The present study demonstrated that GMFG is enriched in the pseudopodia of migrating human T lymphocytes. Interference with GMFG expression markedly inhibited SDF1 stimulated chemotaxis. This effect was associated with reduced migration and a failure to sustain cellular polarity and directed movement. The inability of the cells to move was associated with an increase in total β1 integrin levels which included elevated expression levels of the high-affinity conformation of the β1 subunit. These changes and the increased adhesion of GMFG-KD cells to fibronectin appeared to be predominantly related to increased α5β1 levels. This was further supported by the fact that a synthetic RGD containing peptide and inhibitory antibodies specific for the α5 and β1 subunits reduced the elevated adhesion of the GMFG-KD lines to levels comparable with control cells. The loss of GMFG also seems to impact on the distribution of integrin molecules, as there is a propensity for GMFG-KD cells to accumulate β1 integrins within the uropod. This accumulation, in combination with increased surface expression levels, was consistent with failure of the cells to detach from the substrate. Furthermore the changes in integrin levels and activity were not restricted to the α5β1 integrin suggesting that GMFG activity plays a broader role in control of cellular adhesion.

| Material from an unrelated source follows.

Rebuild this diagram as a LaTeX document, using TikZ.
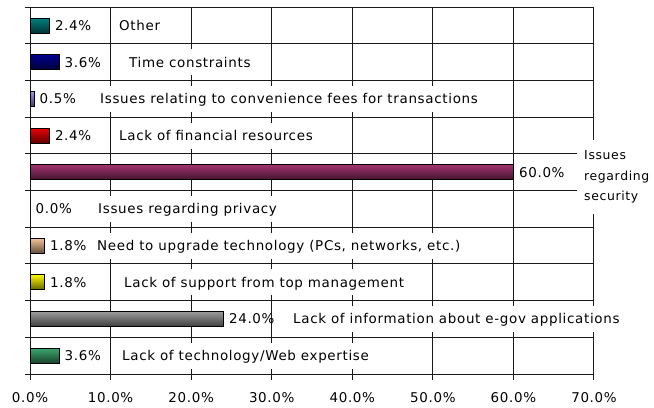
\documentclass[tikz,border=0pt]{standalone}
\usepackage{fontspec}
\setmainfont{DejaVu Sans}[LetterSpace=5]
\usetikzlibrary{positioning}
\definecolor{cOther}{RGB}{0,128,128}
\definecolor{cTime}{RGB}{0,0,140}
\definecolor{cFees}{RGB}{150,150,245}
\definecolor{cMoney}{RGB}{235,0,0}
\definecolor{cSecurity}{RGB}{160,50,110}
\definecolor{cPrivacy}{RGB}{128,128,128}
\definecolor{cUpgrade}{RGB}{245,195,150}
\definecolor{cSupport}{RGB}{250,245,0}
\definecolor{cInfo}{RGB}{155,155,155}
\definecolor{cWeb}{RGB}{60,165,110}
\tikzset{
  % Define grid lines
  grid/.style={
    draw=black!90,
    line width=1bp},
  % Define bar style
  bar/.style={
    draw=black, line width=1bp,
    top color=#1,
    bottom color=#1!40!black},
  % Define value next to a bar
  value/.style={
    anchor=west,
    inner sep=0pt,
    text height=9.8bp, text depth=0pt,
    font=\fontsize{13.5}{16}\selectfont},
  % Define white backed reason
  reason/.style={
    anchor=west,
    fill=white,
    inner xsep=3bp, inner ysep=0pt,
    minimum height=26bp,
    text height=9.8bp, text depth=0pt,
    font=\fontsize{13.5}{16}\selectfont},
  % Define axis label
  axislab/.style={
    inner sep=0pt,
    text height=9.8bp, text depth=0pt,
    font=\fontsize{13.5}{16}\selectfont},
}

\begin{document}
\begin{tikzpicture}[x=1bp, y=-1bp]
  \useasboundingbox (0,0) rectangle (654,407);
  % grid
  \foreach \k in {0,...,7}
    \draw[grid] (30+80.57*\k,7.3) -- (30+80.57*\k,380);
  \foreach \j in {0,...,10}
    \draw[grid] (25,7.3+36.67*\j) -- (594,7.3+36.67*\j);
  % axis labels
  \foreach \k in {0,...,7}
    \node[axislab] (ax\k) at (30+80.57*\k,398) {\ifnum\k=0 0\else\k0\fi.0\%};
  % bars, values and reasons
  \foreach \v/\txt/\col/\lx [count=\i from 0] in {
      2.4/{Other}/cOther/119,
      3.6/{Time constraints}/cTime/129,
      0.5/{Issues relating to convenience fees for transactions}/cFees/100,
      2.4/{Lack of financial resources}/cMoney/119,
      60.0/{}/cSecurity/0,
      0.0/{Issues regarding privacy}/cPrivacy/98,
      1.8/{Need to upgrade technology (PCs, networks, etc.)}/cUpgrade/97,
      1.8/{Lack of support from top management}/cSupport/124,
      24.0/{Lack of information about e-gov applications}/cInfo/293,
      3.6/{Lack of technology/Web expertise}/cWeb/122}{
    \pgfmathsetmacro\yc{7.3+36.67*(\i+0.5)}
    \pgfmathsetmacro\xe{30+8.057*\v}
    \ifdim\v pt>0pt
      \draw[bar=\col] (30,\yc-7.5) rectangle (\xe,\yc+7.5);
    \fi
    \coordinate (end\i) at (\xe,\yc);
    \node[value, right=5.5bp of end\i] (val\i) {\v\%};
    \ifnum\lx>0
      \node[reason] (why\i) at (\lx-3,\yc) {\txt};
    \fi
  }
  \node[reason, align=left, inner xsep=7bp, inner ysep=11bp,
    text height={}, text depth={},
    font=\fontsize{12.5}{20.5}\selectfont] (why4) at (577,177)
    {Issues\\regarding\\security};
\end{tikzpicture}
\end{document}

GMFG is a member of the actin-depolymerizing factor homology (ADF-H) family with actin depolymerizing activity [
7]. Recent studies indicate that GMFG mediated depolymerization differs from that of other ADF-H members such as cofilin [
10]. GMFG does not bind directly to actin, rather it interacts with Arp2/3 complex members which can induce debranching of actin filaments. Interestingly, while GMFG reduces the rate of actin filament assembly, the distribution and absolute amount of F-actin ultimately produced during in vitro assays is unaltered in the absence of GMFG (data not shown). These observations raise the possibility that GMFG may be required for the transition from branched actin networks at the leading edge to more filamentous structures that are at immediately proximal to the leading edge of migrating cells. These filaments may provide the cytoskeletal architecture for interaction with integrins through integrin associated actin binding proteins. Such interactions could also regulate integrin activation and distribution to generate the adhesion required for cell movement.
Several GMFG interaction partners have been identified to date. GMFG was identified in immunoprecipitates of Arp2/3 complexes in Hela cells that were overexpressing GMFG [
7]. Subsequently, several groups confirmed the interaction of murine, yeast or dictyostelium GMFs and the Arp2/3 complex using purified proteins [
9,
10]. WAVE2 was also co-precipitated with Myc tagged GMFG in dHL60 [
5]. However it is unclear if the latter interaction relates to cell motility rather than chemotaxis as these results were obtained with cells that had not been treated with exogenous chemokine.
The present studies demonstrated a role for GMFG in the control of T cell adhesion and its subsequent effects on cell migration in stably transduced lymphocyte lines and short term IL2 dependent peripheral blood T cells. The loss of GMFG has also been shown to decrease the chemotactic responses of both PMN and differentiated HL60 cells [
5]. The phosphorylation levels of p21 activated kinases (PAK 1 or PAK 2) and p38 MAPK were also found to be decreased following fMLF or CXCL8 stimulation of dHL60 cells. PAK1/2 plays multiple roles in the regional regulation of actin dynamics and myosin function [
17]. The strength of focal adhesions can be regulated by Pak1/2 activity as inhibition of either the activity or expression of Pak1/2 results in increased numbers of nascent long lived adhesions. The net effect of these alterations is a reduction in cellular migration. Additionally, the conformation of α5β1 integrin is known to switch from low to high affinity in focal adhesions [
18]. Hence the increased proportion of activated β1 integrin observed on GMFG-KD cells would be consistent with a Pak1/2 mediated increase in the number of focal adhesions. An intriguing possibility is that GMFG alters cytoskeletal organization which impacts on the frequency and properties of integrin contacts with the extracellular matrix. The strength of α5β1 binding can be enhanced by cytoskeletal tension forces generated by myosin II [
19], and it is conceivable that GMFG could be involved in the regulation of force generation by its effects on the cytoskeleton. The observed changes in the integrin expression patterns and activity may be a reflection of architectural changes that accompany the shifts in motility induced by GMFG loss. These are points for future examination which could provide new insights as to the regulation of lymphocyte adhesion.